§ **Figure scripts**
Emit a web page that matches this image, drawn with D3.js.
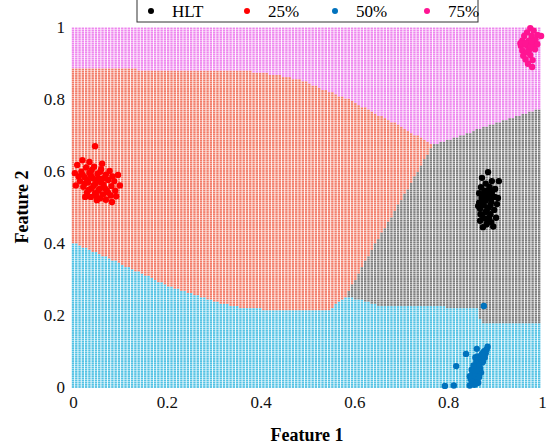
<!DOCTYPE html>
<meta charset="utf-8">
<style>
body { margin: 0; background: #fff; }
</style>
<body>
<script src="https://d3js.org/d3.v7.min.js"></script>
<script>

// class names and colours
var classes = ["HLT", "25%", "50%", "75%"];
var pointColors = {"HLT": "#000000", "25%": "#ff0000", "50%": "#0072bd", "75%": "#ff1493"};
var regionColors = {"HLT": "#7c7c7c", "25%": "#f27a66", "50%": "#52c2e4", "75%": "#ee86ee"};

var xTicks = [0, 0.2, 0.4, 0.6, 0.8, 1];
var yTicks = [0, 0.2, 0.4, 0.6, 0.8, 1];

// decision regions, in feature units
var region75 = [[0,1],[1,1],[1,0.775],[0.93,0.745],[0.767,0.672],[0.697,0.725],[0.59,0.797],
                [0.484,0.853],[0.4,0.875],[0.27,0.881],[0,0.883]];
var region25 = [[0,0.883],[0.27,0.881],[0.4,0.875],[0.484,0.853],[0.59,0.797],[0.697,0.725],
                [0.767,0.672],[0.7,0.52],[0.637,0.381],[0.582,0.253],[0.547,0.214],[0.46,0.212],
                [0.37,0.218],[0.3,0.238],[0.2,0.283],[0.1,0.343],[0,0.4]];
var regionHLT = [[0.767,0.672],[0.93,0.745],[1,0.775],[1,0.178],[0.87,0.178],[0.862,0.219],
                 [0.65,0.228],[0.582,0.253],[0.637,0.381],[0.7,0.52]];

// grid of the classifier mesh
var gridX = d3.range(0, 1.0001, 0.007);
var gridY = d3.range(0, 1.0001, 0.006);

// sample clusters
var ptsHLT = [[0.885,0.597],[0.872,0.581],[0.908,0.572],[0.893,0.572],[0.880,0.565],[0.870,0.555],
  [0.888,0.556],[0.900,0.550],[0.877,0.545],[0.866,0.538],[0.893,0.540],[0.884,0.532],[0.871,0.525],
  [0.899,0.528],[0.880,0.518],[0.866,0.512],[0.892,0.514],[0.904,0.508],[0.876,0.505],[0.886,0.498],
  [0.868,0.495],[0.898,0.492],[0.880,0.486],[0.872,0.478],[0.890,0.480],[0.902,0.470],[0.878,0.468],
  [0.868,0.462],[0.892,0.458],[0.882,0.452],[0.874,0.444],[0.896,0.446],[0.864,0.503],[0.906,0.525],
  [0.883,0.545],[0.876,0.528],[0.887,0.470],[0.869,0.480],[0.885,0.525],[0.878,0.535],[0.890,0.505],
  [0.882,0.490],[0.884,0.462],[0.894,0.530],[0.874,0.515],[0.888,0.548]];
var pts25 = [[0.047,0.669],[0.004,0.594],[0.009,0.617],[0.096,0.589],[0.026,0.528],[0.083,0.514],
  [0.051,0.519],[0.020,0.630],[0.035,0.625],[0.028,0.610],[0.045,0.612],[0.060,0.605],[0.018,0.598],
  [0.035,0.595],[0.052,0.592],[0.070,0.590],[0.025,0.583],[0.042,0.580],[0.058,0.578],[0.075,0.575],
  [0.088,0.572],[0.015,0.572],[0.032,0.568],[0.048,0.565],[0.065,0.562],[0.082,0.558],[0.022,0.556],
  [0.040,0.552],[0.056,0.550],[0.072,0.546],[0.090,0.545],[0.030,0.541],[0.047,0.538],[0.064,0.535],
  [0.080,0.532],[0.038,0.528],[0.058,0.524],[0.070,0.520],[0.012,0.585],[0.062,0.620],[0.078,0.600],
  [0.100,0.560],[0.006,0.560],[0.092,0.530],[0.038,0.588],[0.050,0.575],[0.044,0.560],[0.060,0.568],
  [0.030,0.575],[0.054,0.545],[0.068,0.552],[0.040,0.603],[0.025,0.565],[0.075,0.540],[0.058,0.598],
  [0.066,0.580],[0.034,0.548],[0.050,0.530],[0.020,0.590],[0.084,0.585]];
var pts50 = [[0.793,0.003],[0.812,0.004],[0.817,0.058],[0.838,0.092],[0.861,0.106],[0.876,0.225],
  [0.846,0.004],[0.850,0.012],[0.856,0.006],[0.848,0.022],[0.854,0.028],[0.860,0.020],[0.852,0.038],
  [0.858,0.045],[0.864,0.036],[0.856,0.055],[0.862,0.060],[0.868,0.052],[0.860,0.070],[0.866,0.075],
  [0.872,0.068],[0.868,0.085],[0.874,0.090],[0.878,0.082],[0.876,0.098],[0.882,0.104],[0.884,0.112],
  [0.850,0.048],[0.870,0.040],[0.864,0.012],[0.880,0.094],[0.846,0.030],[0.858,0.082],[0.852,0.015],
  [0.858,0.030],[0.862,0.048],[0.866,0.062],[0.870,0.078],[0.874,0.070],[0.866,0.028],[0.854,0.060],
  [0.862,0.085],[0.878,0.100],[0.872,0.092],[0.860,0.010]];
var pts75 = [[0.975,0.997],[0.998,0.975],[0.979,0.889],[0.968,0.985],[0.982,0.990],[0.962,0.975],
  [0.978,0.975],[0.990,0.978],[0.958,0.962],[0.972,0.962],[0.986,0.965],[0.955,0.948],[0.968,0.948],
  [0.982,0.950],[0.958,0.935],[0.972,0.935],[0.985,0.938],[0.960,0.920],[0.975,0.922],[0.965,0.910],
  [0.980,0.908],[0.970,0.898],[0.954,0.955],[0.990,0.952],[0.965,0.955],[0.976,0.945],[0.968,0.930],
  [0.978,0.960]];

var x = d3.scaleLinear().domain([0, 1]).range([73, 542]);
var y = d3.scaleLinear().domain([0, 1]).range([387, 27]);

var svg = d3.select("body").append("svg")
    .attr("width", 556)
    .attr("height", 448);

// classify mesh points
var mesh = [];
gridX.forEach(function(gx) {
  gridY.forEach(function(gy) {
    var c = "50%";
    if (d3.polygonContains(region75, [gx, gy])) c = "75%";
    else if (d3.polygonContains(region25, [gx, gy])) c = "25%";
    else if (d3.polygonContains(regionHLT, [gx, gy])) c = "HLT";
    mesh.push({x: gx, y: gy, c: c});
  });
});

svg.append("g").selectAll("rect")
    .data(mesh)
  .enter().append("rect")
    .attr("x", function(d) { return x(d.x) - 1.2; })
    .attr("y", function(d) { return y(d.y) - 0.9; })
    .attr("width", 2.4)
    .attr("height", 1.8)
    .attr("fill", function(d) { return regionColors[d.c]; });

// clusters
var clusters = [["HLT", ptsHLT], ["25%", pts25], ["50%", pts50], ["75%", pts75]];
clusters.forEach(function(cl) {
  svg.append("g").selectAll("circle")
      .data(cl[1])
    .enter().append("circle")
      .attr("cx", function(d) { return x(d[0]); })
      .attr("cy", function(d) { return y(d[1]); })
      .attr("r", 3.2)
      .attr("fill", pointColors[cl[0]]);
});

// axes
var xAxis = svg.append("g")
    .attr("transform", "translate(0,387)")
    .call(d3.axisBottom(x).tickValues(xTicks).tickSize(0).tickPadding(9)
      .tickFormat(function(d) { return d3.format("~g")(d); }));
xAxis.select(".domain").remove();

var yAxis = svg.append("g")
    .attr("transform", "translate(73,0)")
    .call(d3.axisLeft(y).tickValues(yTicks).tickSize(0).tickPadding(8)
      .tickFormat(function(d) { return d3.format("~g")(d); }));
yAxis.select(".domain").remove();

svg.selectAll(".tick text")
    .style("font-family", "'Liberation Serif', serif")
    .style("font-size", "17px")
    .style("fill", "#111");

svg.append("text")
    .attr("x", 307)
    .attr("y", 441)
    .attr("text-anchor", "middle")
    .style("font-family", "'Liberation Serif', serif")
    .style("font-size", "18px")
    .style("font-weight", "bold")
    .text("Feature 1");

svg.append("text")
    .attr("transform", "translate(28,207) rotate(-90)")
    .attr("text-anchor", "middle")
    .style("font-family", "'Liberation Serif', serif")
    .style("font-size", "18px")
    .style("font-weight", "bold")
    .text("Feature 2");

// legend
var legend = svg.append("g");
legend.append("rect")
    .attr("x", 137).attr("y", -2)
    .attr("width", 341).attr("height", 24)
    .attr("fill", "#fff").attr("stroke", "#333").attr("stroke-width", 1);

var legendPos = [151, 247, 335, 427];
classes.forEach(function(c, i) {
  legend.append("circle")
      .attr("cx", legendPos[i]).attr("cy", 11)
      .attr("r", 3).attr("fill", pointColors[c]);
  legend.append("text")
      .attr("x", legendPos[i] + 21).attr("y", 17)
      .style("font-family", "'Liberation Serif', serif")
      .style("font-size", "17px")
      .text(c);
});

</script>
</body>
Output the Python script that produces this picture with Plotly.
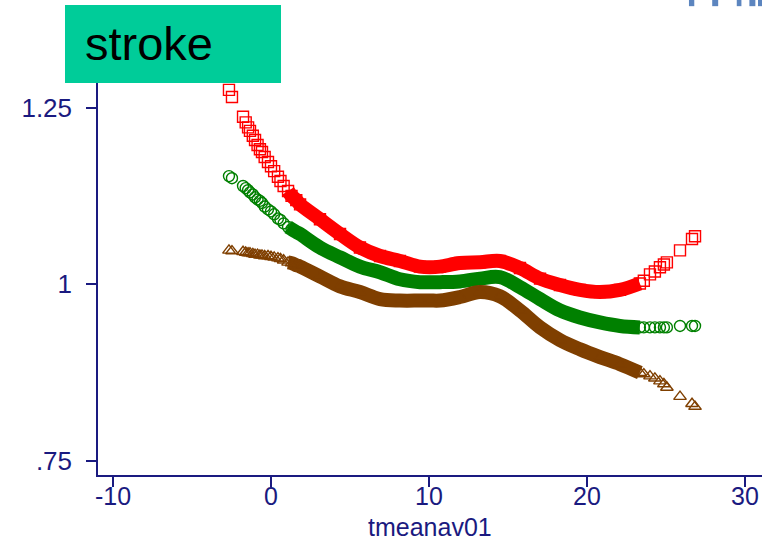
import plotly.graph_objects as go

# shared predictor values (tmeanav01)
x_vals = [-2.66, -2.47, -1.77, -1.6, -1.45, -1.33, -1.15, -1.01, -0.85, -0.7, -0.57, -0.4, -0.19,
          0.0, 0.2, 0.44, 0.6, 0.8, 1.08, 1.3, 1.6, 1.84,
          3.10, 4.37, 5.63, 6.90, 8.16, 9.43, 10.07, 10.70, 11.96, 13.23, 14.49, 15.76, 17.03,
          18.29, 19.56, 20.82, 22.09, 23.35,
          23.6, 23.99, 24.3, 24.62, 24.87, 25.06, 25.89, 26.65, 26.84]

red_vals = [1.275, 1.265, 1.237, 1.229, 1.222, 1.217, 1.210, 1.204, 1.197, 1.191, 1.187, 1.180, 1.173,
            1.167, 1.160, 1.152, 1.146, 1.139, 1.132, 1.125, 1.119, 1.113,
            1.092, 1.071, 1.052, 1.040, 1.033, 1.025, 1.024, 1.025, 1.030, 1.031, 1.033, 1.023, 1.008,
            0.999, 0.992, 0.989, 0.992, 1.001,
            1.005, 1.014, 1.018, 1.024, 1.028, 1.031, 1.048, 1.064, 1.068]

green_vals = [1.153, 1.150, 1.139, 1.136, 1.133, 1.130, 1.127, 1.123, 1.120, 1.118, 1.115, 1.110, 1.106,
              1.103, 1.099, 1.093, 1.091, 1.086, 1.081, 1.078, 1.074, 1.071,
              1.052, 1.038, 1.025, 1.017, 1.007, 1.003, 1.003, 1.003, 1.004, 1.008, 1.010, 0.996, 0.979,
              0.963, 0.953, 0.946, 0.941, 0.939,
              0.939, 0.939, 0.939, 0.939, 0.939, 0.939, 0.941, 0.941, 0.941]

brown_vals = [1.048, 1.047, 1.046, 1.045, 1.044, 1.044, 1.043, 1.042, 1.042, 1.041, 1.041, 1.040, 1.040,
              1.039, 1.038, 1.037, 1.036, 1.034, 1.031, 1.030, 1.027, 1.025,
              1.011, 0.997, 0.989, 0.979, 0.977, 0.977, 0.977, 0.977, 0.982, 0.989, 0.983, 0.963, 0.939,
              0.921, 0.908, 0.897, 0.887, 0.875,
              0.873, 0.870, 0.867, 0.863, 0.859, 0.854, 0.841, 0.831, 0.827]

x_ticks = [-10, 0, 10, 20, 30]
x_tick_text = ["-10", "0", "10", "20", "30"]
y_ticks = [0.75, 1.0, 1.25]
y_tick_text = [".75", "1", "1.25"]
title_text = "stroke"
x_title = "tmeanav01"

NAVY = "#1a1a80"
FONT = "Liberation Sans, Arial, sans-serif"
series = [
    (red_vals, "#ff0000", "square-open"),
    (green_vals, "#008000", "circle-open"),
    (brown_vals, "#7f3f00", "triangle-up-open"),
]

dense_idx = [i for i, xv in enumerate(x_vals) if 1.08 <= xv <= 23.35]

fig = go.Figure()
for yv, col, sym in series:
    fig.add_trace(go.Scatter(
        x=[x_vals[i] for i in dense_idx], y=[yv[i] for i in dense_idx],
        mode="lines", line=dict(color=col, width=14, shape="spline"),
        hoverinfo="skip", showlegend=False))
    fig.add_trace(go.Scatter(
        x=x_vals, y=yv, mode="markers",
        marker=dict(symbol=sym, size=11, color=col, line=dict(color=col, width=1.4)),
        showlegend=False))

fig.update_layout(
    width=771, height=541,
    margin=dict(l=98, r=9, t=83, b=66),
    paper_bgcolor="white", plot_bgcolor="white",
    font=dict(family=FONT, color=NAVY, size=26),
    xaxis=dict(range=[-10.95, 31.08], tickvals=x_ticks, ticktext=x_tick_text, showline=True,
               linecolor=NAVY, linewidth=1.5,
               ticks="outside", ticklen=10, tickwidth=1.5, tickcolor=NAVY, showgrid=False, zeroline=False,
               tickfont=dict(size=25, color=NAVY, family=FONT), automargin=False, ticklabelstandoff=-12),
    yaxis=dict(range=[0.7302, 1.2847], tickvals=y_ticks, ticktext=y_tick_text, showline=True,
               linecolor=NAVY, linewidth=1.5, ticks="outside", ticklen=10, tickwidth=1.5, tickcolor=NAVY,
               showgrid=False, zeroline=False, tickfont=dict(size=26, color=NAVY, family=FONT),
               automargin=False, ticklabelstandoff=9),
)

# x-axis title
fig.add_annotation(text=x_title, xref="paper", yref="paper", x=0.5, y=-0.132,
                   xanchor="center", yanchor="middle", showarrow=False, borderpad=0,
                   font=dict(size=25, color=NAVY, family=FONT))

# title box
fig.add_shape(type="rect", xref="paper", yref="paper", x0=-0.0497, x1=0.2756, y0=1.0, y1=1.199,
              fillcolor="#00cc99", line=dict(width=0), layer="above")
fig.add_annotation(text=title_text, xref="paper", yref="paper", x=-0.022, y=1.0995,
                   xanchor="left", yanchor="middle", showarrow=False,
                   font=dict(size=47, color="black", family=FONT))

# cropped logo fragments at top right
for x0, x1 in [(0.890, 0.898), (0.925, 0.934), (0.962, 0.969), (0.981, 0.990), (0.994, 1.0)]:
    fig.add_shape(type="rect", xref="paper", yref="paper", x0=x0, x1=x1, y0=1.196, y1=1.215,
                  fillcolor="#4a78b8", line=dict(width=0), layer="above", opacity=0.9)

fig.write_html("out.html")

§ **THE TASK**
Keep to the lines between the line with "Output the Python" and the line with "import plotly.graph_objects as go", inclusive, and transcribe them without pictures.

§ **SOLUTION TO THE EXERCISE**
Output the Python script that produces this picture with Plotly.
import plotly.graph_objects as go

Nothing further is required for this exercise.